How Long a Yellow Light Should Be

How Long a Yellow Light Should Be


Sitting at a red light can feel torturously long, but yellow lights often seem suspiciously short. It's not all in your head: some yellow lights are too short. There is an ideal minimum length of a yellow traffic light. You just might never experience it (especially if you're from Chicago).


There's no universal correct yellow traffic light time, since people going 35 MPH will be able to stop quicker than people going 50 MPH. But there are equations to figure out the minimum safe time for a yellow light. The speed limit obviously matters, but so does how quickly a car can decelerate, and whether the road is hilly or level. Plus, you have to account for the driver's "perception reaction time," which is basically how quickly a driver can react to seeing the light turn yellow. And that reaction time can vary from person to person, which is where things get sticky.


That's why a lot of cities are adopting equations to figure out how to set their traffic lights instead of deciding on one uniform time per speed zone. According to a 2012 survey of 200 transportation agencies in the U.S., Canada, and Germany, 40% of the agencies use an equation by the Institution of Transportation Engineers to figure out their yellow lights.


It's a much better system than just picking one time per speed zone, the current Chicago method. Yellow lights were shortened to 3 seconds in 30 MPH zones there, and results have prompted plenty of anger, especially since ticketing has skyrocketed. And an investigation from the Chicago Tribune revealed that some of Chicago's yellow lights were even shorter than the minimum of 3 seconds, and suggests city officials shortened the lights to make money off fining people for blowing them.

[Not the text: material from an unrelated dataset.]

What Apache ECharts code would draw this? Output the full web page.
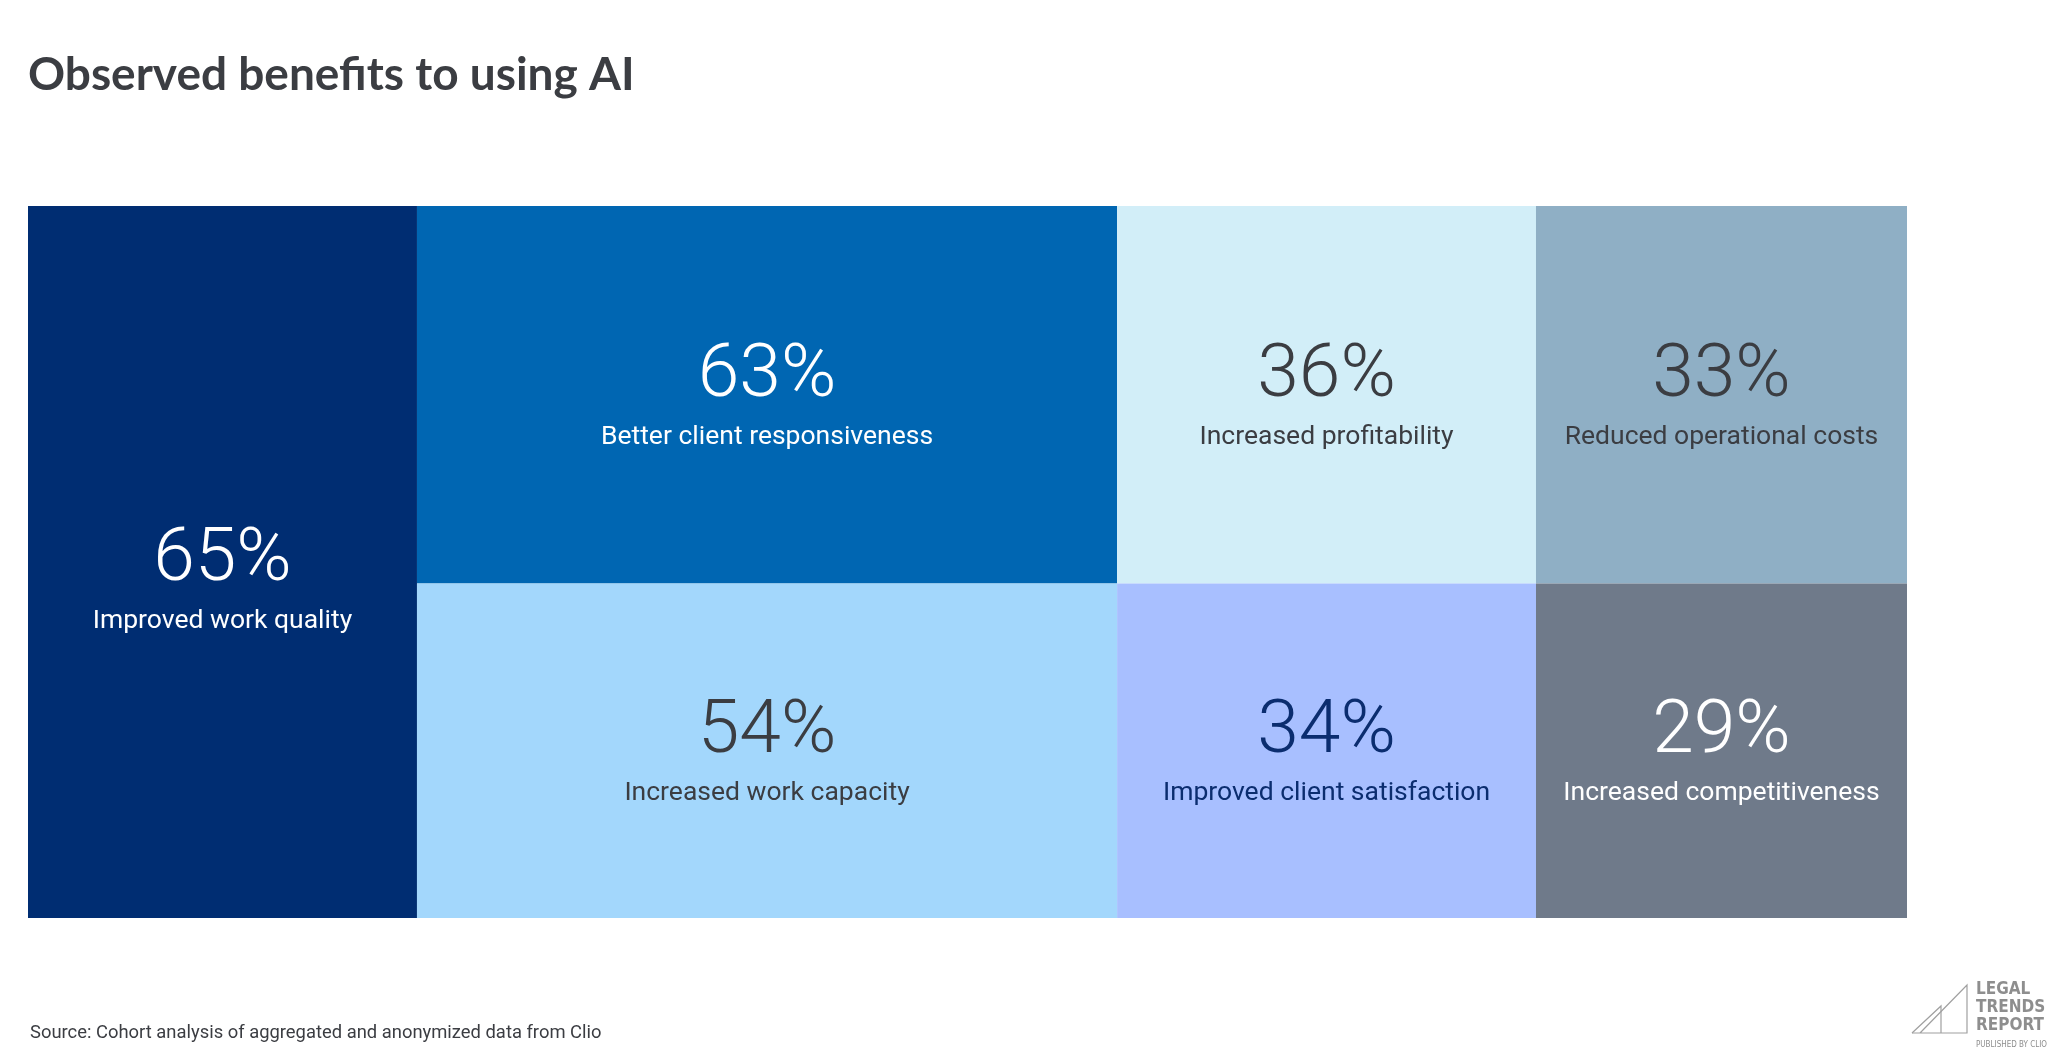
<!DOCTYPE html>
<html>
<head>
<meta charset="utf-8">
<style>
  html, body { margin: 0; padding: 0; background: #ffffff; }
  #chart { width: 2066px; height: 1058px; }
</style>
<script src="https://cdn.jsdelivr.net/npm/echarts@6/dist/echarts.min.js"></script>
</head>
<body>
<div id="chart"></div>
<script>
// ---- Data ----
const categories = [
  'Improved work quality',
  'Better client responsiveness',
  'Increased work capacity',
  'Increased profitability',
  'Improved client satisfaction',
  'Reduced operational costs',
  'Increased competitiveness'
];
const values = [65, 63, 54, 36, 34, 33, 29];
const columnGroup = [0, 1, 1, 2, 2, 3, 3];
const tileRow = ['full', 'top', 'bottom', 'top', 'bottom', 'top', 'bottom'];

const titleText = 'Observed benefits to using AI';
const sourceText = 'Source: Cohort analysis of aggregated and anonymized data from Clio';

// ---- Styles ----
const tileColors = ['#002D72', '#0066B2', '#A3D7FC', '#D2EEF8', '#A8BFFF', '#8FAFC5', '#6F7A8A'];
const textColors = ['#FFFFFF', '#FFFFFF', '#3B3D42', '#3B3D42', '#0B2D6F', '#3B3D42', '#FFFFFF'];

// ---- Layout derived from values ----
const nCols = Math.max(...columnGroup) + 1;
const colSums = new Array(nCols).fill(0);
values.forEach((v, i) => { colSums[columnGroup[i]] += v; });
const colStart = [];
let acc = 0;
colSums.forEach((s, c) => { colStart[c] = acc; acc += s; });
const total = acc;
let topSum = 0, splitSum = 0;
values.forEach((v, i) => {
  if (tileRow[i] !== 'full') { splitSum += v; if (tileRow[i] === 'top') topSum += v; }
});
const splitRatio = topSum / splitSum;

const tiles = values.map((v, i) => {
  const c = columnGroup[i];
  const x0 = colStart[c], x1 = colStart[c] + colSums[c];
  let y0 = 0, y1 = 1;
  if (tileRow[i] === 'top') { y1 = splitRatio; }
  else if (tileRow[i] === 'bottom') { y0 = splitRatio; }
  return { value: [x0, x1, y0, y1, i, v] };
});

const chart = echarts.init(document.getElementById('chart'), null, { renderer: 'canvas' });

const logoGray = '#8E8E8E';
const logoFont = 'DejaVu Sans Condensed';

const option = {
  backgroundColor: '#ffffff',
  animation: false,
  title: [{
    text: titleText,
    left: 23,
    top: 47,
    textStyle: { fontFamily: 'Lato', fontWeight: 700, fontSize: 46, color: '#3B3D42' }
  }, {
    text: sourceText,
    left: 25,
    top: 1019,
    textStyle: { fontFamily: 'Roboto', fontWeight: 400, fontSize: 18.4, color: '#3B3D42' }
  }],
  grid: { left: 28, right: 159, top: 206, bottom: 140, containLabel: false },
  xAxis: { type: 'value', min: 0, max: total, show: false },
  yAxis: { type: 'value', min: 0, max: 1, inverse: true, show: false },
  series: [{
    type: 'custom',
    data: tiles,
    encode: { x: [0, 1], y: [2, 3] },
    renderItem: function (params, api) {
      const i = api.value(4);
      const p0 = api.coord([api.value(0), api.value(2)]);
      const p1 = api.coord([api.value(1), api.value(3)]);
      const x = p0[0], y = p0[1];
      const w = p1[0] - p0[0], h = p1[1] - p0[1];
      const cx = x + w / 2, cy = y + h / 2;
      const full = tileRow[i] === 'full';
      const shift = full ? 16 : 0;
      return {
        type: 'group',
        children: [{
          type: 'rect',
          shape: { x: x, y: y, width: w, height: h },
          style: { fill: tileColors[i] }
        }, {
          type: 'text',
          style: {
            text: api.value(5) + '%',
            x: cx, y: cy - 17 + shift,
            align: 'center', verticalAlign: 'middle',
            fill: textColors[i],
            fontFamily: 'Roboto', fontWeight: 300, fontSize: 75
          }
        }, {
          type: 'text',
          style: {
            text: categories[i],
            x: cx, y: cy + 43 + shift,
            align: 'center', verticalAlign: 'middle',
            fill: textColors[i],
            fontFamily: 'Roboto', fontWeight: 400, fontSize: 26.5
          }
        }]
      };
    }
  }],
  graphic: [{
    type: 'polyline',
    shape: { points: [[1912, 1033], [1941, 1006], [1941, 1033]] },
    style: { stroke: '#A0A0A0', lineWidth: 1.2, fill: null },
    silent: true
  }, {
    type: 'polyline',
    shape: { points: [[1912, 1033], [1967, 1033], [1967, 985], [1920, 1033]] },
    style: { stroke: '#A0A0A0', lineWidth: 1.2, fill: null },
    silent: true
  }, {
    type: 'text', x: 1976, y: 998,
    style: { text: 'LEGAL', fill: logoGray, fontFamily: logoFont, fontWeight: 700, fontSize: 17, verticalAlign: 'bottom' }
  }, {
    type: 'text', x: 1976, y: 1016,
    style: { text: 'TRENDS', fill: logoGray, fontFamily: logoFont, fontWeight: 700, fontSize: 17, verticalAlign: 'bottom' }
  }, {
    type: 'text', x: 1976, y: 1034,
    style: { text: 'REPORT', fill: logoGray, fontFamily: logoFont, fontWeight: 700, fontSize: 17, verticalAlign: 'bottom' }
  }, {
    type: 'text', x: 1976, y: 1049,
    style: { text: 'PUBLISHED BY CLIO', fill: logoGray, fontFamily: logoFont, fontWeight: 400, fontSize: 8, verticalAlign: 'bottom' }
  }]
};

chart.setOption(option);
</script>
</body>
</html>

The Department of Transportation's traffic manual recommends that yellow lights are between 3 and 6 seconds long. Many cities err on the side of skimpy when they should be laying on the yellow for a little longer, and Chicago is an example of a straight-up bad yellow light policy.


The ITE's equation is an improvement, but there may be an even more nuanced approach transportation agencies could take. Heshem Rakha, a transportation expert and engineering professor at Virginia Tech, headed up a project to figure out a better standard that takes into account the fact that some people just aren't going to react as quickly as others.


"Basically, when you're designing a yellow time, you want to prevent bringing the drivers into what we call the dilemma zone, where you have no good decision you can make," he told me over the phone. Yellow lights that are too short put drivers in the dilemma zone when they get stuck in the intersection or ram their car to a halt and cause a collision. Which is why Rakha's equation tries to pinpoint a more precise (and often, much more generous) length of the yellow light. The dilemma zone is shitty and scary.


Rakha's proposed standard is more flexible than the ITE's, but at the bare minimum with current traffic standards in place, a yellow light in a zone where people are driving 35 MPH should be at least 4 seconds. Chicago's 30 MPH yellow lights last exactly 3 seconds now. For cars to clear an intersection at 99.6% at 35 MPH on Rakha's chart (on a 0% grade, which is what Chicago's flat streets would be on) a light should be 4.9 seconds. Yes, Chicago's speed limit is slightly lower, but come on. The recommended absolute minimum yellow light is 3 seconds. This minimum is not safe or appropriate.


When drivers approach an intersection as the light turns yellow, some people slam the brakes, others race the red. The wrong split-second decision causes accidents and racks up expensive tickets—sometimes far more than necessary. And this is partly because many cities do not allow long enough yellow lights.


This is some bullshit.


Longer yellow lights would give people more time to make it across the intersection without gunning it or slamming on the brakes or racking up a giant fine. Even the standards set by Rakha, which allows for a variety of reaction times, do not take into account distracted driving, speeding, or just plain asshole roadrage. If yellow light times were a little more generous, yes, it would slightly slow the flow of traffic, and cities wouldn't be able to collect as much money from tickets. But too bad, cities! Suck it up and be safer.